• **Requirements**:
Reproduce the listing below in its entirety. Change nothing.

• **Given data**:

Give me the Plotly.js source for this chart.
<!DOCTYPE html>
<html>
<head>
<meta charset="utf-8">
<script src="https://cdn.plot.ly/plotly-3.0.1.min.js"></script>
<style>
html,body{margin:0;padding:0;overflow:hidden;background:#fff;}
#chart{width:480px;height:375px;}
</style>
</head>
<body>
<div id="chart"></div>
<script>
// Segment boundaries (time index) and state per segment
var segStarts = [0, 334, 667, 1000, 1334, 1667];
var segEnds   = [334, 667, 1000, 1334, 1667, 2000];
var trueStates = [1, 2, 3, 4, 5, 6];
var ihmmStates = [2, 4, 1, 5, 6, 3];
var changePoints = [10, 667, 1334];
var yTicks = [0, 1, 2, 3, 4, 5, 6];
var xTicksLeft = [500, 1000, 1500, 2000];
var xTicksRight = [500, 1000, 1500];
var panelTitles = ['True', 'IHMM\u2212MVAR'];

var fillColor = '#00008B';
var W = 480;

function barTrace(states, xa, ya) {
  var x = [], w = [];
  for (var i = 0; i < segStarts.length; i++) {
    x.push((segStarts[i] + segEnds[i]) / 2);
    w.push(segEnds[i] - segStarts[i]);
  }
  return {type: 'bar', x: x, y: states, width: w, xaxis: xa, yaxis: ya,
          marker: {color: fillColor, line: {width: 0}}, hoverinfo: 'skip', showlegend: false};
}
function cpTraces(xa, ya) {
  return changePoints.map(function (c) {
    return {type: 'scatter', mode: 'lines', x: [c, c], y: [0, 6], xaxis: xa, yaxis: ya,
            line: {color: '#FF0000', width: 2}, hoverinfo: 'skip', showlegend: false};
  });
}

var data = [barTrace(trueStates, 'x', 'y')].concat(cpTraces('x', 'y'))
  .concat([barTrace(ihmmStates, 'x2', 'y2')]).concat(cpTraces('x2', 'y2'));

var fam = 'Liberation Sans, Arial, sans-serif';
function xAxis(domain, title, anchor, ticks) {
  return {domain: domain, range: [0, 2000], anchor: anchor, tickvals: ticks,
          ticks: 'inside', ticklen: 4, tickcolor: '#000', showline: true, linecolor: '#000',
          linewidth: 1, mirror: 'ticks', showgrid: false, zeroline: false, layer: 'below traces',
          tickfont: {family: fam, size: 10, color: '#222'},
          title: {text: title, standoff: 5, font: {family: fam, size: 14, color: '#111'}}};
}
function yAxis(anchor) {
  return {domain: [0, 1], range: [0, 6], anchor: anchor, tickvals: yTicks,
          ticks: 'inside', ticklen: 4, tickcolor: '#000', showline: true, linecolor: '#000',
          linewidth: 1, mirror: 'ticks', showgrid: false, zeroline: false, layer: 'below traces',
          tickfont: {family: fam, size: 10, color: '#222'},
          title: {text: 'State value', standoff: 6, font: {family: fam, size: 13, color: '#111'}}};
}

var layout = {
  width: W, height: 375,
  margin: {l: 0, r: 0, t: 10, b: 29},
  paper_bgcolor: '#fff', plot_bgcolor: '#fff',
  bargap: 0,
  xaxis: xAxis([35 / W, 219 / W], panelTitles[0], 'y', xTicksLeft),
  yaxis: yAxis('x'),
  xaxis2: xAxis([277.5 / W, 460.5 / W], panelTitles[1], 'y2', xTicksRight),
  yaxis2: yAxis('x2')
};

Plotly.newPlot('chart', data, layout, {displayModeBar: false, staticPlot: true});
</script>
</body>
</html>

• **Reply to the exercise**:
Give me the Plotly.js source for this chart.
<!DOCTYPE html>
<html>
<head>
<meta charset="utf-8">
<script src="https://cdn.plot.ly/plotly-3.0.1.min.js"></script>
<style>
html,body{margin:0;padding:0;overflow:hidden;background:#fff;}
#chart{width:480px;height:375px;}
</style>
</head>
<body>
<div id="chart"></div>
<script>
// Segment boundaries (time index) and state per segment
var segStarts = [0, 334, 667, 1000, 1334, 1667];
var segEnds   = [334, 667, 1000, 1334, 1667, 2000];
var trueStates = [1, 2, 3, 4, 5, 6];
var ihmmStates = [2, 4, 1, 5, 6, 3];
var changePoints = [10, 667, 1334];
var yTicks = [0, 1, 2, 3, 4, 5, 6];
var xTicksLeft = [500, 1000, 1500, 2000];
var xTicksRight = [500, 1000, 1500];
var panelTitles = ['True', 'IHMM\u2212MVAR'];

var fillColor = '#00008B';
var W = 480;

function barTrace(states, xa, ya) {
  var x = [], w = [];
  for (var i = 0; i < segStarts.length; i++) {
    x.push((segStarts[i] + segEnds[i]) / 2);
    w.push(segEnds[i] - segStarts[i]);
  }
  return {type: 'bar', x: x, y: states, width: w, xaxis: xa, yaxis: ya,
          marker: {color: fillColor, line: {width: 0}}, hoverinfo: 'skip', showlegend: false};
}
function cpTraces(xa, ya) {
  return changePoints.map(function (c) {
    return {type: 'scatter', mode: 'lines', x: [c, c], y: [0, 6], xaxis: xa, yaxis: ya,
            line: {color: '#FF0000', width: 2}, hoverinfo: 'skip', showlegend: false};
  });
}

var data = [barTrace(trueStates, 'x', 'y')].concat(cpTraces('x', 'y'))
  .concat([barTrace(ihmmStates, 'x2', 'y2')]).concat(cpTraces('x2', 'y2'));

var fam = 'Liberation Sans, Arial, sans-serif';
function xAxis(domain, title, anchor, ticks) {
  return {domain: domain, range: [0, 2000], anchor: anchor, tickvals: ticks,
          ticks: 'inside', ticklen: 4, tickcolor: '#000', showline: true, linecolor: '#000',
          linewidth: 1, mirror: 'ticks', showgrid: false, zeroline: false, layer: 'below traces',
          tickfont: {family: fam, size: 10, color: '#222'},
          title: {text: title, standoff: 5, font: {family: fam, size: 14, color: '#111'}}};
}
function yAxis(anchor) {
  return {domain: [0, 1], range: [0, 6], anchor: anchor, tickvals: yTicks,
          ticks: 'inside', ticklen: 4, tickcolor: '#000', showline: true, linecolor: '#000',
          linewidth: 1, mirror: 'ticks', showgrid: false, zeroline: false, layer: 'below traces',
          tickfont: {family: fam, size: 10, color: '#222'},
          title: {text: 'State value', standoff: 6, font: {family: fam, size: 13, color: '#111'}}};
}

var layout = {
  width: W, height: 375,
  margin: {l: 0, r: 0, t: 10, b: 29},
  paper_bgcolor: '#fff', plot_bgcolor: '#fff',
  bargap: 0,
  xaxis: xAxis([35 / W, 219 / W], panelTitles[0], 'y', xTicksLeft),
  yaxis: yAxis('x'),
  xaxis2: xAxis([277.5 / W, 460.5 / W], panelTitles[1], 'y2', xTicksRight),
  yaxis2: yAxis('x2')
};

Plotly.newPlot('chart', data, layout, {displayModeBar: false, staticPlot: true});
</script>
</body>
</html>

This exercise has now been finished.